Word of Mouth is irresponsible

Posted: Thursday, March 16, 2000

As a former reporter, assistant editor and editorial writer at the Empire, I've been waiting for months to find any redeeming value in Word of Mouth. I'm still waiting.

While most of Word of Mouth is harmless, too much of it spreads ignorance and anger. That's not the role of the newspaper or an editorial page. Your job is to generate and guide informed community debate, not open up the phone lines and print whatever shows up on the answering machine.

As expected, your disclaimer says you won't print libelous material. But what about inaccuracies, partial facts and, sometimes, hateful remarks? Word of Mouth often becomes a vicious circle of charges and countercharges - all based on an incorrect premise that started the whole argument.

I have a question, then a suggestion. First, where did Word of Mouth come from? Since I left the Empire five years ago, has there been some new pronouncement from the halls of journalism that it's OK to print anonymous, inaccurate, sometimes nasty stuff?

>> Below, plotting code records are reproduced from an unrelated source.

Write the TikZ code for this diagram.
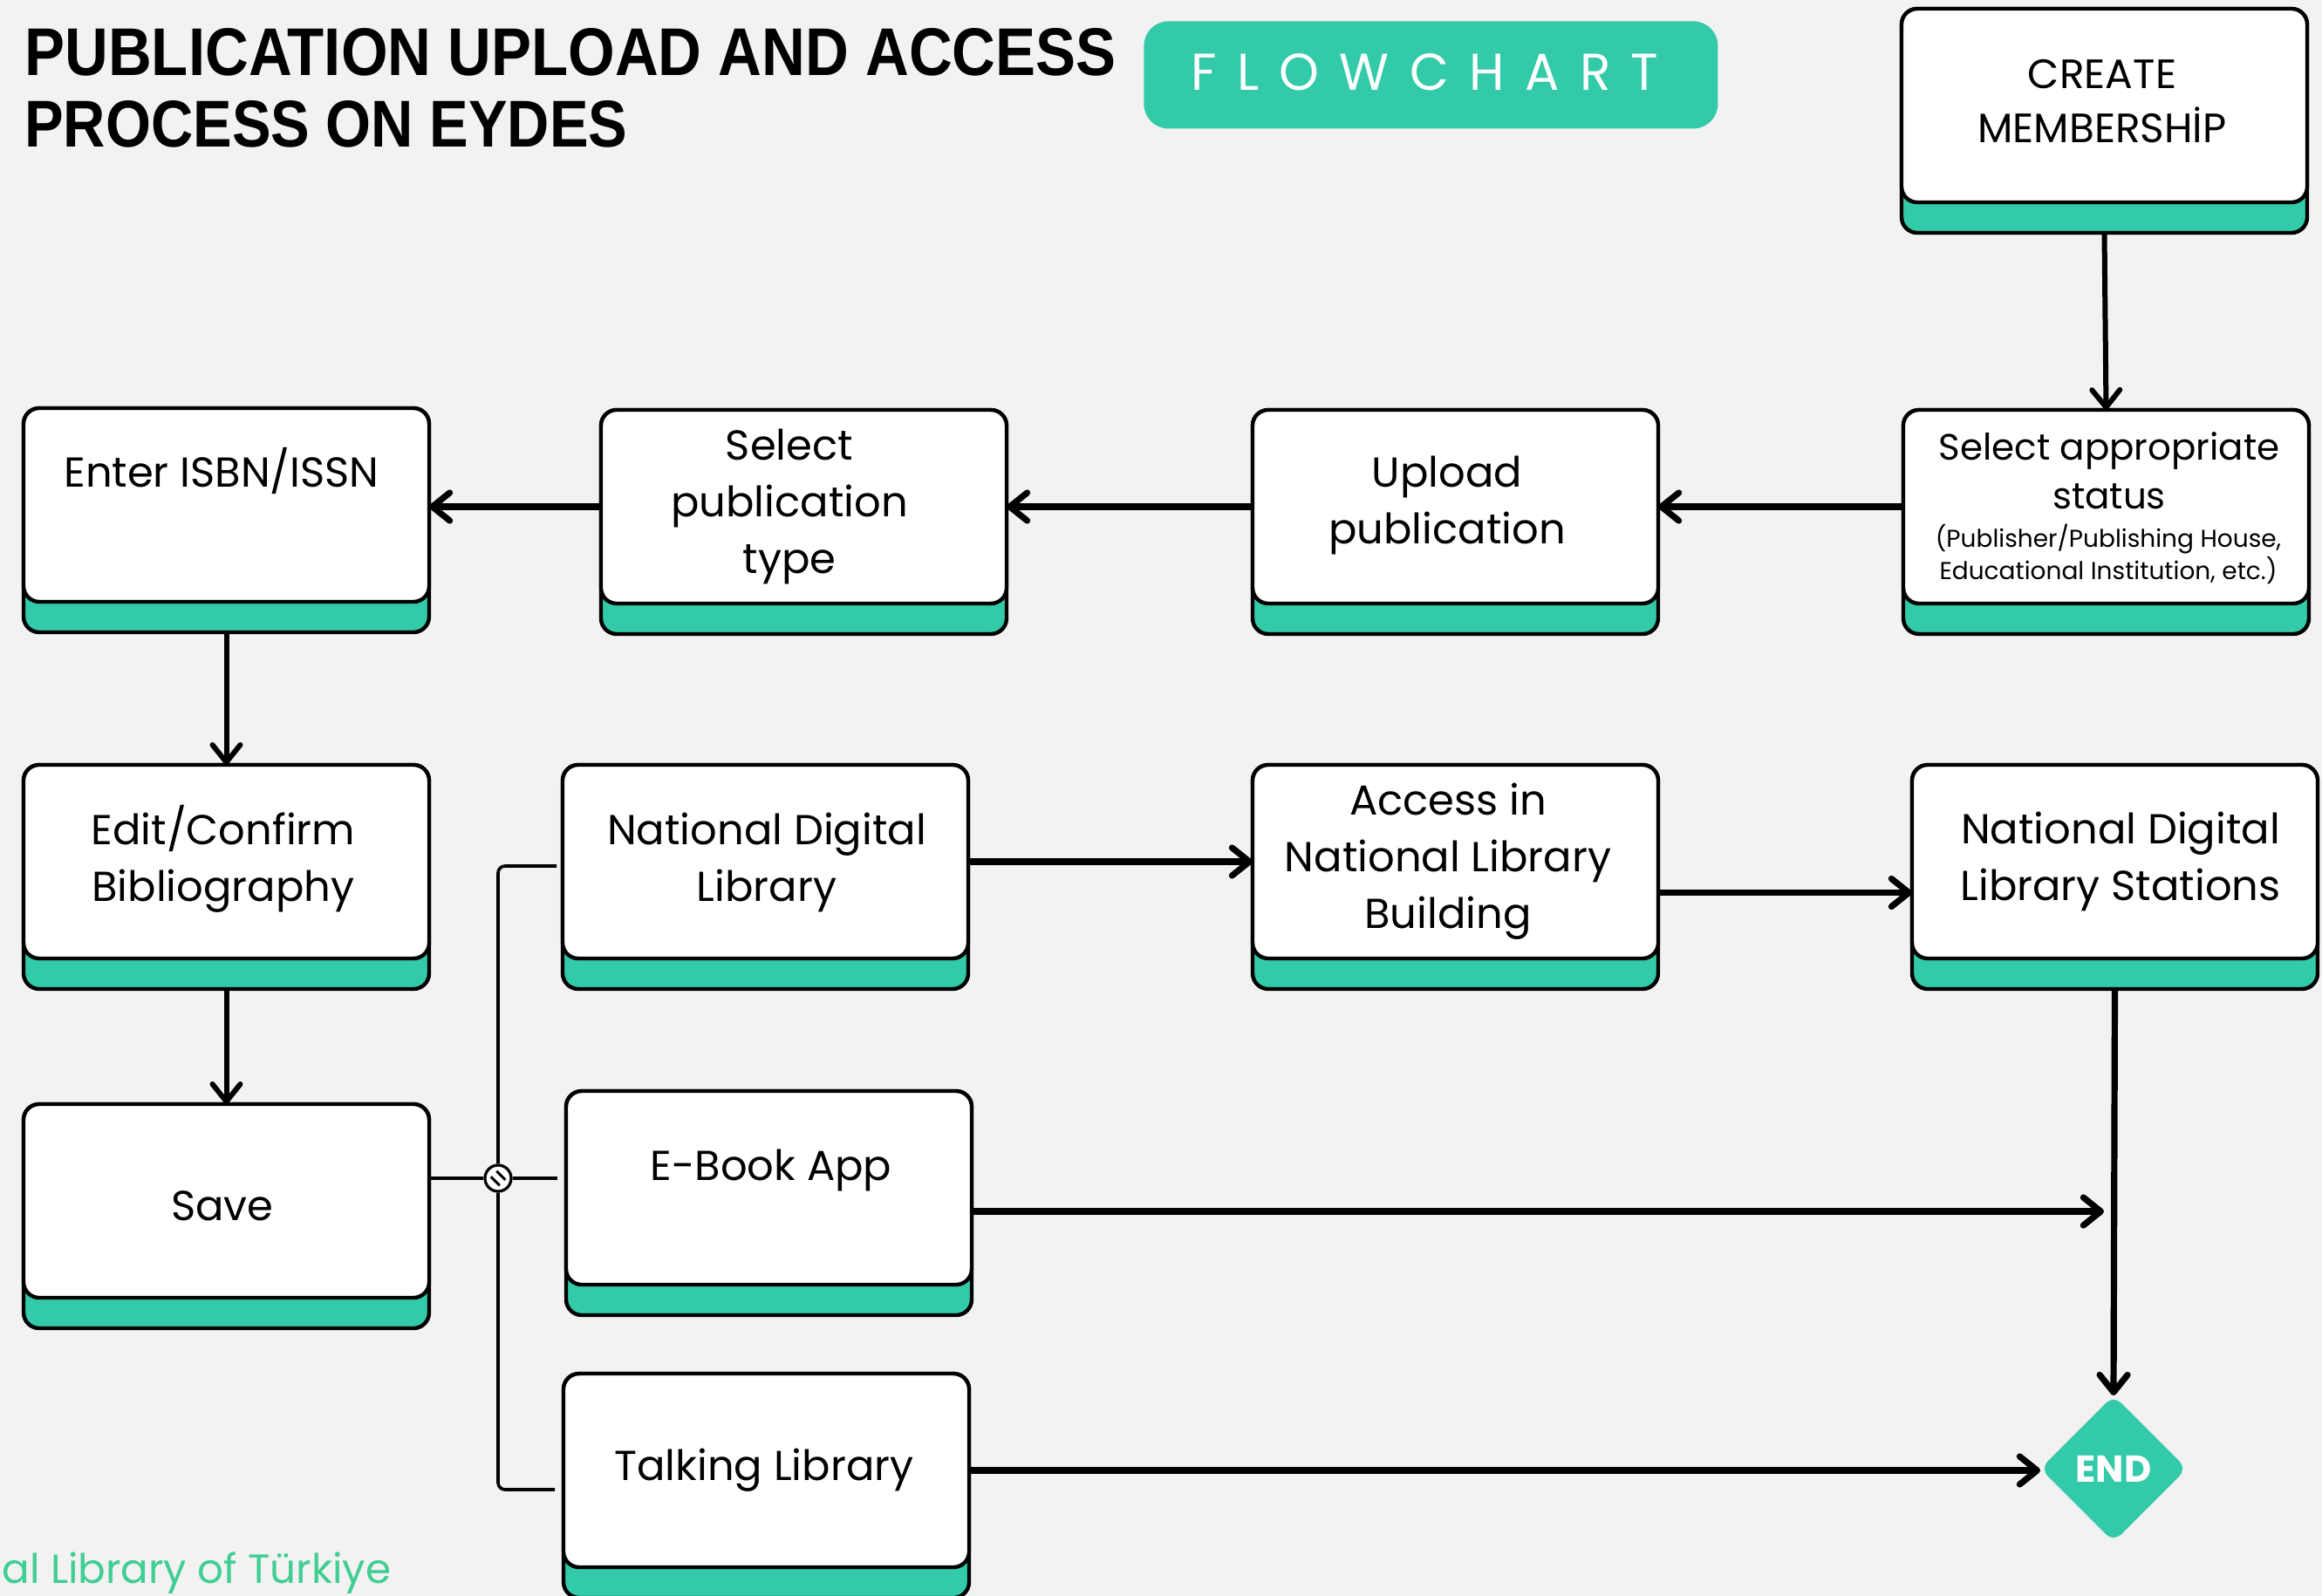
\documentclass[tikz,border=0pt]{standalone}
\usepackage{fontspec}
\usepackage{graphicx}
\usetikzlibrary{arrows.meta,shapes.geometric,calc}
\setmainfont{Poppins}
\newfontfamily\boxfam{Poppins}
\newfontfamily\titlefam{Liberation Sans}
\newfontfamily\flowfam[LetterSpace=40]{Poppins}
\definecolor{tealbox}{RGB}{50,202,168}
\definecolor{bggray}{RGB}{242,242,242}
\definecolor{footgreen}{RGB}{64,206,146}
\newcommand\flowbox[3]{%
  \node[outerbox] (#1) at (#2,#3) {};
  \draw[innerbox] (#1.north west) rectangle ([yshift=17.5pt]#1.south east);
}
\begin{document}
\begin{tikzpicture}[x=0.5pt,y=-0.5pt,
  outerbox/.style={draw=black, line width=2.2pt, fill=tealbox, rounded corners=9pt,
    minimum width=232.5pt, minimum height=128.5pt, inner sep=0pt, outer sep=0pt, anchor=north west},
  innerbox/.style={draw=black, line width=2.2pt, fill=white, rounded corners=9pt},
  boxtext/.style={anchor=base, inner sep=0pt, align=center, text=black,
    font=\boxfam\fontsize{24}{32.5}\selectfont},
  thickarrow/.style={line width=3.6pt, -{Straight Barb[round, length=10pt, width=16pt]}},
  thinarrow/.style={line width=3pt, -{Straight Barb[round, length=10pt, width=16pt]}},
  thinline/.style={line width=2.2pt},
  vline/.style={line width=1.8pt},
]
\fill[bggray] (0,0) rectangle (2662,1830);
\useasboundingbox (0,0) rectangle (2662,1830);

% title
\node[anchor=base west, inner sep=0pt] (title1) at (28,87)
  {\resizebox{625.5pt}{27pt}{\titlefam\bfseries PUBLICATION UPLOAD AND ACCESS}};
\node[anchor=base west, inner sep=0pt] (title2) at (28,169)
  {\resizebox{345.5pt}{26.5pt}{\titlefam\bfseries PROCESS ON EYDES}};

% badge
\node[fill=tealbox, rounded corners=14pt, minimum width=329pt, minimum height=61.5pt,
  inner sep=0pt, anchor=north west] (badge) at (1311,24) {};
\node[anchor=base west, inner sep=0pt, text=white] (flowtxt) at (1365,104)
  {\resizebox{268pt}{21pt}{\flowfam FLOWCHART}};

% boxes
\flowbox{create}{2180}{10}
\flowbox{status}{2182}{470}
\flowbox{upload}{1436}{470}
\flowbox{seltype}{689}{470}
\flowbox{enter}{27}{468}
\flowbox{edit}{27}{877}
\flowbox{ndl}{645}{877}
\flowbox{access}{1436}{877}
\flowbox{stations}{2192}{877}
\flowbox{save}{27}{1266}
\flowbox{ebook}{649}{1251}
\flowbox{talking}{646}{1575}

% texts (base = baseline of the last line)
\node[boxtext, font=\boxfam\fontsize{23.5}{31}\selectfont] (create-t) at (2410,164) {CREATE\\MEMBERSHİP};
\node[boxtext] (enter-t) at (254,558) {Enter ISBN/ISSN};
\node[boxtext] (seltype-t) at (905,657) {Select\\publication\\type};
\node[boxtext] (upload-t) at (1659,623) {Upload\\publication};
\node[boxtext, font=\boxfam\fontsize{21}{28}\selectfont] (status-t) at (2418,583) {Select appropriate\\status};
\node[boxtext, font=\boxfam\fontsize{14}{18.5}\selectfont] (status-s) at (2417,664) {(Publisher/Publishing House,\\Educational Institution, etc.)};
\node[boxtext] (edit-t) at (256,1033) {Edit/Confirm\\Bibliography};
\node[boxtext] (ndl-t) at (879,1033) {National Digital\\Library};
\node[boxtext] (access-t) at (1660,1064) {Access in\\National Library\\Building};
\node[boxtext] (stations-t) at (2431,1032) {National Digital\\Library Stations};
\node[boxtext] (save-t) at (255,1399) {Save};
\node[boxtext] (ebook-t) at (884,1353) {E-Book App};
\node[boxtext] (talking-t) at (876,1697) {Talking Library};

% end
\node[diamond, fill=tealbox, rounded corners=6pt, minimum width=84pt, minimum height=84pt,
  inner sep=0pt, outer sep=0pt, text=white, font=\boxfam\bfseries\fontsize{21.5}{24}\selectfont] (end) at (2423,1684) {END};

% footer
\node[anchor=base west, inner sep=0pt, text=footgreen, font=\boxfam\fontsize{23.4}{28}\selectfont] (foot) at (2,1815) {al Library of Türkiye};

% arrows
\draw[thinarrow] (create.south) -- (status.north);
\draw[thickarrow] ([yshift=8.75pt]status.west) -- ([yshift=8.75pt]upload.east);
\draw[thickarrow] ([yshift=8.75pt]upload.west) -- ([yshift=8.75pt]seltype.east);
\draw[thickarrow] ([yshift=8.75pt]seltype.west) -- ([yshift=8.75pt]seltype.west -| enter.east);
\draw[thinarrow] (enter.south) -- (edit.north);
\draw[thinarrow] (edit.south) -- (save.north);
\draw[thickarrow] ([yshift=8.75pt]ndl.east) -- ([yshift=8.75pt]access.west);
\draw[thickarrow] ([yshift=-9pt]access.east) -- ([yshift=-9pt]stations.west);
\draw[thickarrow] (stations.south) -- (end.north);
\coordinate (ebend) at (2412,1389);
\draw[thickarrow] (ebook.east |- ebend) -- (ebend);
\draw[thickarrow] ([yshift=8.75pt]talking.east) -- ([yshift=8.75pt]talking.east -| end.west);

% junction
\node[circle, draw=black, line width=1.6pt, fill=white, minimum size=15pt, inner sep=0pt] (jn) at (571,1351) {};
\draw[line width=1.5pt] ($(jn)+(-1.8,-8.2)$) -- ($(jn)+(8.2,1.8)$);
\draw[line width=1.5pt] ($(jn)+(-8.2,-1.8)$) -- ($(jn)+(1.8,8.2)$);
\draw[thinline] (jn.west) -- (jn.west -| save.east);
\draw[thinline] (jn.east) -- ([xshift=-5pt]jn.east -| ebook.west);
\draw[vline, rounded corners=4pt] (jn.north) |- ([xshift=-3.5pt, yshift=6.25pt]ndl.west);
\draw[vline, rounded corners=4pt] (jn.south) |- ([xshift=-5pt, yshift=-2.25pt]talking.west);
\end{tikzpicture}
\end{document}
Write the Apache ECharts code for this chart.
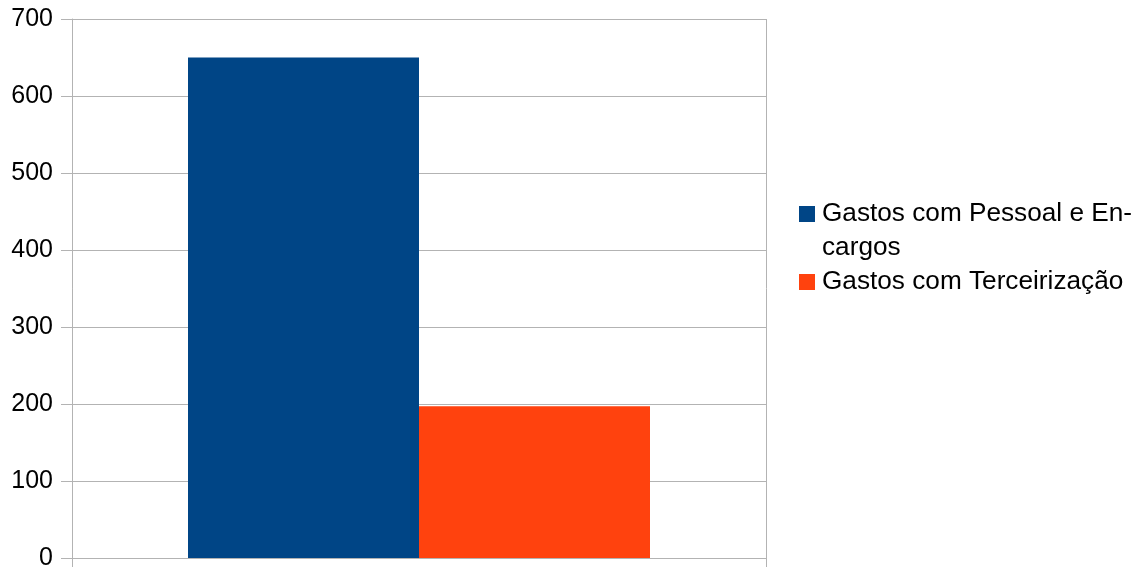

Now the suggestion. You can easily revitalize your Letters to the Editor section by taking phoned-in letters. Unlike Word of Mouth, callers would be required to give their name and phone number. An editor would then verify the name for publication and, if there were obvious inaccuracies, work with the caller to revise the letter.

Juneau's a great town with lots of well-informed, opinionated folks. Your editorial page should be a thoughtful forum for intelligent debate, not a bugle blast of anonymous whining.